→ Source data
==========

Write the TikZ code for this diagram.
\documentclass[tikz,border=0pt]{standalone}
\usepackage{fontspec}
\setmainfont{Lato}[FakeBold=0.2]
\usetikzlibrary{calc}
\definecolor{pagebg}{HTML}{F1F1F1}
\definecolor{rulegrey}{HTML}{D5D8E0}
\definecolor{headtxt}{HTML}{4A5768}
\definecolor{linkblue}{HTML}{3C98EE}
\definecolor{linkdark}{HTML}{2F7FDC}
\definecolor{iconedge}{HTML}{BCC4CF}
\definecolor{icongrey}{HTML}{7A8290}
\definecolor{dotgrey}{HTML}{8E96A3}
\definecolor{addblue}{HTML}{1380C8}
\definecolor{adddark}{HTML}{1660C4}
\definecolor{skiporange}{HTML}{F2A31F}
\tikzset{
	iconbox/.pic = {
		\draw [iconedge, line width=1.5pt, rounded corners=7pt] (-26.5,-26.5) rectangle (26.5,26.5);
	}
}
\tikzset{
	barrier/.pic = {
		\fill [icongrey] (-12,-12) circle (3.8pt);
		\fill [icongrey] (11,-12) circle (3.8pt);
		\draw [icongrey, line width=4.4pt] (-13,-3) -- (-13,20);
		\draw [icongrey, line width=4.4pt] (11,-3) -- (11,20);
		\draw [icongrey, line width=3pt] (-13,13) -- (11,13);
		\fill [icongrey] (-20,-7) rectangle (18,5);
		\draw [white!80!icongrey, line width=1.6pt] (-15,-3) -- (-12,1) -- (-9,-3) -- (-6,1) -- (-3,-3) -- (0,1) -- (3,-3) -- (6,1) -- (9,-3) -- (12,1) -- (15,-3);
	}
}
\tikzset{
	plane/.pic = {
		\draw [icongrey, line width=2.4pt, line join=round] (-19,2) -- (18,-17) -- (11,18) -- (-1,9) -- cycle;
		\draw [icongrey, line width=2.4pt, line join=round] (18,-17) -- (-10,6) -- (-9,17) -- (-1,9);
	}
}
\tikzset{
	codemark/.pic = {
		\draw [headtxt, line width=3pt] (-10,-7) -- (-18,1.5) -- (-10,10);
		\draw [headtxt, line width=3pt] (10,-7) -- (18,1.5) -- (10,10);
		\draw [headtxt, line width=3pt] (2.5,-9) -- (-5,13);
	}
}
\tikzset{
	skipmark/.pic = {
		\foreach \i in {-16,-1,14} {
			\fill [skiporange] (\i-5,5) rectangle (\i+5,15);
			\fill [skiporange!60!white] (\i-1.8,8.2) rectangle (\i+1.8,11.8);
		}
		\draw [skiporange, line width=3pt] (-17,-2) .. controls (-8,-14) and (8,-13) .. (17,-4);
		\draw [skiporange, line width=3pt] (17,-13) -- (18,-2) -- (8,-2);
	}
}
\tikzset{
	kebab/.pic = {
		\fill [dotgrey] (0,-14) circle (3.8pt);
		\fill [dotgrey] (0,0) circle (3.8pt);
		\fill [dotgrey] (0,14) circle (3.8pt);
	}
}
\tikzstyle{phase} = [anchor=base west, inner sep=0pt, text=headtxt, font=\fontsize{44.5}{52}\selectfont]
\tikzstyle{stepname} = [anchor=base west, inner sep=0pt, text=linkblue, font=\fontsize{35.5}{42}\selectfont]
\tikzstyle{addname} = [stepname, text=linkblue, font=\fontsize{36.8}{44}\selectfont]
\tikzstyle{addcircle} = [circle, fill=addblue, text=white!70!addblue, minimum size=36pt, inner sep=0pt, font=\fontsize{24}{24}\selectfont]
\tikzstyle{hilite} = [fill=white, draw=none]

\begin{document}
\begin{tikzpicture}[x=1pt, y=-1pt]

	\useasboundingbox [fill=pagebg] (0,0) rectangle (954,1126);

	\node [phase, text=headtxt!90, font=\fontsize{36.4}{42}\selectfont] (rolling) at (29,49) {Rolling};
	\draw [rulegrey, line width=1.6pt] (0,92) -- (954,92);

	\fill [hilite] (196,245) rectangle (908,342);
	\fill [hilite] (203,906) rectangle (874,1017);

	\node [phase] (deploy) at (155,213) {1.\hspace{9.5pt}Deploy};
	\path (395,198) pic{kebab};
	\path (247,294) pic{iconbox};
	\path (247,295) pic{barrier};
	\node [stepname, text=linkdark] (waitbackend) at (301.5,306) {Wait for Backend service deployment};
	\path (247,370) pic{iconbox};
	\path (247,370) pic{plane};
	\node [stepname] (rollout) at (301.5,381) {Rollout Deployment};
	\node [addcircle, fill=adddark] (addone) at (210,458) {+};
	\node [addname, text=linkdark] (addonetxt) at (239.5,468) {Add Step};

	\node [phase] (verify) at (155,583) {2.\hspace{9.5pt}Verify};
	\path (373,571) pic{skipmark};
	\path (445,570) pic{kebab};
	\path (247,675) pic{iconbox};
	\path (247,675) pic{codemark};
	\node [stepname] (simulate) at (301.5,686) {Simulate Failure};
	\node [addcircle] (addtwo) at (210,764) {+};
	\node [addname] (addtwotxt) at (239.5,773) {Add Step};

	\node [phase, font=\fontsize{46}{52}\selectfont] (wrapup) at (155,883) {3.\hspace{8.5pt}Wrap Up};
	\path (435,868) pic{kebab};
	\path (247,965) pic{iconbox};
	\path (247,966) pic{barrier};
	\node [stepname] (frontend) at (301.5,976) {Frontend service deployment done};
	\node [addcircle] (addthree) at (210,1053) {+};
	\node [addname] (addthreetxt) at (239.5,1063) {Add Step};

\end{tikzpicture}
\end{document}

==========

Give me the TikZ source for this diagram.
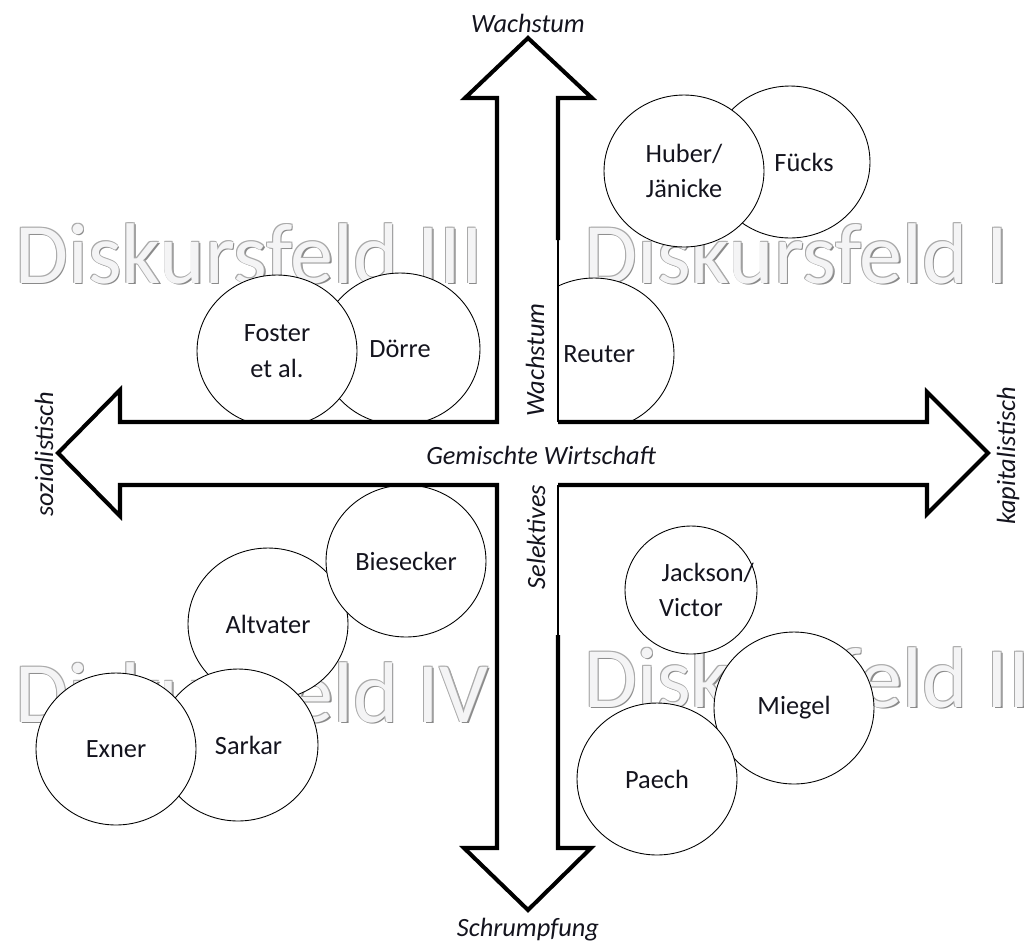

==========

→ Exercise details
Which lines hold the word "diagram"? Copy every one of them.

→ Final result
Write the TikZ code for this diagram.
Give me the TikZ source for this diagram.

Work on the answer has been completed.